## Problem statement:
Only the lines from the start of the data through the line containing "102L479 292M947 102L546" should be written out, exactly as they are, with both ends included and the pictures left out.

## Given data:

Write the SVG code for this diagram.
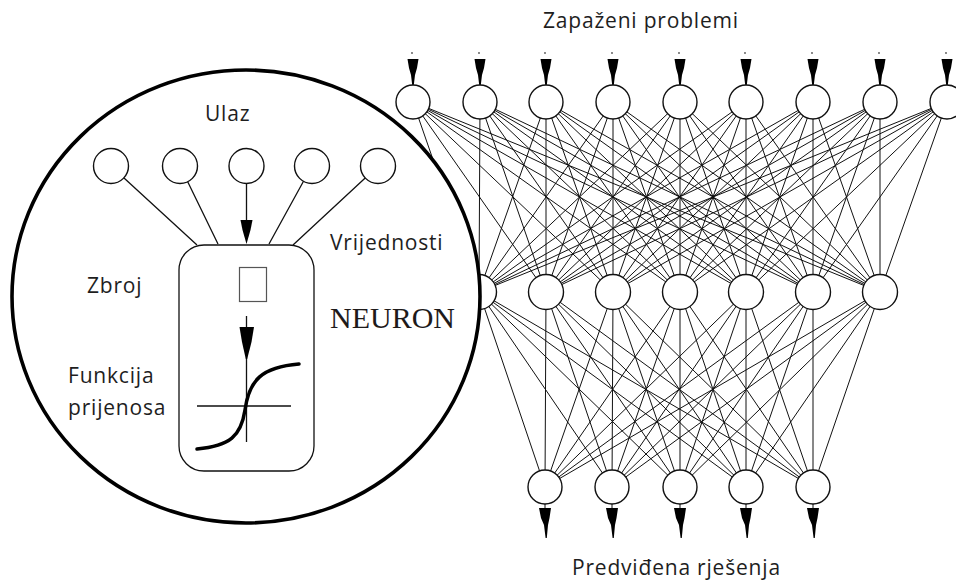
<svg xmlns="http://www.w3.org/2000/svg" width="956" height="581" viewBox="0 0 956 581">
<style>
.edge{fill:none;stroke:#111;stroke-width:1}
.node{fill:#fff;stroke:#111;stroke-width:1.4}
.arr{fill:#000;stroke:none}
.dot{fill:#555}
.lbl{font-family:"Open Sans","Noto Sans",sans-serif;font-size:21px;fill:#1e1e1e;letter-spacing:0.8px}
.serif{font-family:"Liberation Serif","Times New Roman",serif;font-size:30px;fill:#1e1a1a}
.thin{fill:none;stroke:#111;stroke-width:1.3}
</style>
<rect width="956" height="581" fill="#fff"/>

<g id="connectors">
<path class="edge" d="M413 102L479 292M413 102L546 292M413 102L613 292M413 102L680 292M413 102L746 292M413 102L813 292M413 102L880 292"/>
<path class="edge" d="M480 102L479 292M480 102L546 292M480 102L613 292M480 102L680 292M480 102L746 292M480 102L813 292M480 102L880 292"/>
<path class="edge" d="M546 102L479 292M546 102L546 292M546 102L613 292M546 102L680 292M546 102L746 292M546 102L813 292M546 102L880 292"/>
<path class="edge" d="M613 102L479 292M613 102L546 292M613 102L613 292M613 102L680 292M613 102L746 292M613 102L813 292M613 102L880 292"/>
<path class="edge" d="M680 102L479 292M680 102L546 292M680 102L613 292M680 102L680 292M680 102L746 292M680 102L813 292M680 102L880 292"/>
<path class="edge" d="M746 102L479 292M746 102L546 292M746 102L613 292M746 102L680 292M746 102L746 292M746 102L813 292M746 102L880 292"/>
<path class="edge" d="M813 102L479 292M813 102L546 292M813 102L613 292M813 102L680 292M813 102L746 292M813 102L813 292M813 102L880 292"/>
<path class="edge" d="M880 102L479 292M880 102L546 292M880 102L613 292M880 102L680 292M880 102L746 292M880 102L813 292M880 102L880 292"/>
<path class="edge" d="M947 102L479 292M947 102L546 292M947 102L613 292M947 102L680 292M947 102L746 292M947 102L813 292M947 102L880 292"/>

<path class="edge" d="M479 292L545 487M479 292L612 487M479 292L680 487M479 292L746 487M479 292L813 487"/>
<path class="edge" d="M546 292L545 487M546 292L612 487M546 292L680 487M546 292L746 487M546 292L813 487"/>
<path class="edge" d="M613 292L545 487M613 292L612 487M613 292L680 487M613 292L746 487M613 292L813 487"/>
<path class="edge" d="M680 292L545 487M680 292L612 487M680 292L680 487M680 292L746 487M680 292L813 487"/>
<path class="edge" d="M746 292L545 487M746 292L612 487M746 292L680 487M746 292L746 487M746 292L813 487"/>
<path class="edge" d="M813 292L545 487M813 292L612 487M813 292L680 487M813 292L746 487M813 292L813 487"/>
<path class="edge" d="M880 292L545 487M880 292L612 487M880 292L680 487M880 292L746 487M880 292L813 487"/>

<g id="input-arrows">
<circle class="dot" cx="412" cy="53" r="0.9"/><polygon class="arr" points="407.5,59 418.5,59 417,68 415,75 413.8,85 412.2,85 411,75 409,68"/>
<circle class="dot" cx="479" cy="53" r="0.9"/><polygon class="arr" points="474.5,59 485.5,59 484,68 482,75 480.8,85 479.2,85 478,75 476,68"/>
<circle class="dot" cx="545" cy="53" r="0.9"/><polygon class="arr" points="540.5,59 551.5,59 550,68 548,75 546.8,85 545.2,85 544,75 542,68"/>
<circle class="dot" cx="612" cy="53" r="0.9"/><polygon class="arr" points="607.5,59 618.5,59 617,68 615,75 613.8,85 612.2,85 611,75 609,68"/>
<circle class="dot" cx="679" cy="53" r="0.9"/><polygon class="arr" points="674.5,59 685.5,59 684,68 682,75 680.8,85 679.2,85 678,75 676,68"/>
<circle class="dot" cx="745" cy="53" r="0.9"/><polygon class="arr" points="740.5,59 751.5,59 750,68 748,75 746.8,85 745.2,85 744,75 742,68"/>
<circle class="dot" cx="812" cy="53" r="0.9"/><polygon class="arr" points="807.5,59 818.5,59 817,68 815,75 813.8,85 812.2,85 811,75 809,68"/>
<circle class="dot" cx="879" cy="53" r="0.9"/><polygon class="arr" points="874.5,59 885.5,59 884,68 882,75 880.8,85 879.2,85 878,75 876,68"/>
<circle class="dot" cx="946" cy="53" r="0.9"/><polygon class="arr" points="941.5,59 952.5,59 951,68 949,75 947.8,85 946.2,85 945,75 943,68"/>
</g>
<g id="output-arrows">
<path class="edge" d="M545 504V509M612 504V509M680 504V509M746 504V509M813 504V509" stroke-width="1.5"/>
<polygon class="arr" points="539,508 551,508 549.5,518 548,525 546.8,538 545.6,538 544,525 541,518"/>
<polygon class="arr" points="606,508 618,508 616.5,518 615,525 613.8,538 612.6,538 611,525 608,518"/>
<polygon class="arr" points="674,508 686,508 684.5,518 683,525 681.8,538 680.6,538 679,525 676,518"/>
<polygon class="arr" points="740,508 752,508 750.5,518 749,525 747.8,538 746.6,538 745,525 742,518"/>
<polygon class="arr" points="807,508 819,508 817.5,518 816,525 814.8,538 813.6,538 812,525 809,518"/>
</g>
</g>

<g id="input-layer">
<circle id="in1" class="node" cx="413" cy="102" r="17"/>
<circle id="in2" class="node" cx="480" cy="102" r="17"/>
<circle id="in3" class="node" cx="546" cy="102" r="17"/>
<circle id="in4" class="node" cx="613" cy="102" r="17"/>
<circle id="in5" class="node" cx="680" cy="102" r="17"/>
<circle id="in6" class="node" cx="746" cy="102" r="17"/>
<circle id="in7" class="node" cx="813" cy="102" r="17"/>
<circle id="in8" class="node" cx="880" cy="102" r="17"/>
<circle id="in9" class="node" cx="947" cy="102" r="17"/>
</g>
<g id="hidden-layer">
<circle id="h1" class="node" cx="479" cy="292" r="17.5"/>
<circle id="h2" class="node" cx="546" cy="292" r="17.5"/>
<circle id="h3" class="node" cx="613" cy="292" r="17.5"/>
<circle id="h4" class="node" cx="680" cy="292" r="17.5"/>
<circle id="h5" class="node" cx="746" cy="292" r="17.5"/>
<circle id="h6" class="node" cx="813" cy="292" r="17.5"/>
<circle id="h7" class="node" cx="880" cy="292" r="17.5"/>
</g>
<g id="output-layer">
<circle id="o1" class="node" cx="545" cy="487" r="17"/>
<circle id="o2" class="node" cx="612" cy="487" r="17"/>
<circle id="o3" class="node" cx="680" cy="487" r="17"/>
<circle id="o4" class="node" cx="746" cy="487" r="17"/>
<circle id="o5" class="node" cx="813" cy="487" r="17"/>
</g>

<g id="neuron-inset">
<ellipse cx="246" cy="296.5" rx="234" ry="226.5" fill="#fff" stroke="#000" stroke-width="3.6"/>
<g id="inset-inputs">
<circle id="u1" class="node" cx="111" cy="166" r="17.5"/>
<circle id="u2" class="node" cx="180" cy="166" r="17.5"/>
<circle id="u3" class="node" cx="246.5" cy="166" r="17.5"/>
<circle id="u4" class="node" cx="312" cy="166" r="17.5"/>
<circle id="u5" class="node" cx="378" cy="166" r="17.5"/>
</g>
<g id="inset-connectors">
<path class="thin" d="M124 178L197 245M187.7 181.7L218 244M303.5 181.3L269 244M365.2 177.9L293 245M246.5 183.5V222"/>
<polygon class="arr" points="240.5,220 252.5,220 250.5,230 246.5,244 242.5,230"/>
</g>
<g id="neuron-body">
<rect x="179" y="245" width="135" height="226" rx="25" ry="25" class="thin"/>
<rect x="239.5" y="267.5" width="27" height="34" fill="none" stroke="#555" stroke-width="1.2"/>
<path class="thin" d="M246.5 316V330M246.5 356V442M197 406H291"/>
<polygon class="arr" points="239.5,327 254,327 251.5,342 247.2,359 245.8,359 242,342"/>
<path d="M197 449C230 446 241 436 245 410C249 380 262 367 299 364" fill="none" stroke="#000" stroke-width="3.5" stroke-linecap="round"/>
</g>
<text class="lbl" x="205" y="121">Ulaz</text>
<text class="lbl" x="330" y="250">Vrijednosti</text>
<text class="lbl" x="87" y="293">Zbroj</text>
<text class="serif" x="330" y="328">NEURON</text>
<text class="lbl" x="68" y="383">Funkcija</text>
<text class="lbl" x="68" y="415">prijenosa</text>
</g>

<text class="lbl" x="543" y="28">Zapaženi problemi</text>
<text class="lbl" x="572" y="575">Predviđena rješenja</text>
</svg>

## Answer to the task:
Write the SVG code for this diagram.
<svg xmlns="http://www.w3.org/2000/svg" width="956" height="581" viewBox="0 0 956 581">
<style>
.edge{fill:none;stroke:#111;stroke-width:1}
.node{fill:#fff;stroke:#111;stroke-width:1.4}
.arr{fill:#000;stroke:none}
.dot{fill:#555}
.lbl{font-family:"Open Sans","Noto Sans",sans-serif;font-size:21px;fill:#1e1e1e;letter-spacing:0.8px}
.serif{font-family:"Liberation Serif","Times New Roman",serif;font-size:30px;fill:#1e1a1a}
.thin{fill:none;stroke:#111;stroke-width:1.3}
</style>
<rect width="956" height="581" fill="#fff"/>

<g id="connectors">
<path class="edge" d="M413 102L479 292M413 102L546 292M413 102L613 292M413 102L680 292M413 102L746 292M413 102L813 292M413 102L880 292"/>
<path class="edge" d="M480 102L479 292M480 102L546 292M480 102L613 292M480 102L680 292M480 102L746 292M480 102L813 292M480 102L880 292"/>
<path class="edge" d="M546 102L479 292M546 102L546 292M546 102L613 292M546 102L680 292M546 102L746 292M546 102L813 292M546 102L880 292"/>
<path class="edge" d="M613 102L479 292M613 102L546 292M613 102L613 292M613 102L680 292M613 102L746 292M613 102L813 292M613 102L880 292"/>
<path class="edge" d="M680 102L479 292M680 102L546 292M680 102L613 292M680 102L680 292M680 102L746 292M680 102L813 292M680 102L880 292"/>
<path class="edge" d="M746 102L479 292M746 102L546 292M746 102L613 292M746 102L680 292M746 102L746 292M746 102L813 292M746 102L880 292"/>
<path class="edge" d="M813 102L479 292M813 102L546 292M813 102L613 292M813 102L680 292M813 102L746 292M813 102L813 292M813 102L880 292"/>
<path class="edge" d="M880 102L479 292M880 102L546 292M880 102L613 292M880 102L680 292M880 102L746 292M880 102L813 292M880 102L880 292"/>
<path class="edge" d="M947 102L479 292M947 102L546 292M947 102L613 292M947 102L680 292M947 102L746 292M947 102L813 292M947 102L880 292"/>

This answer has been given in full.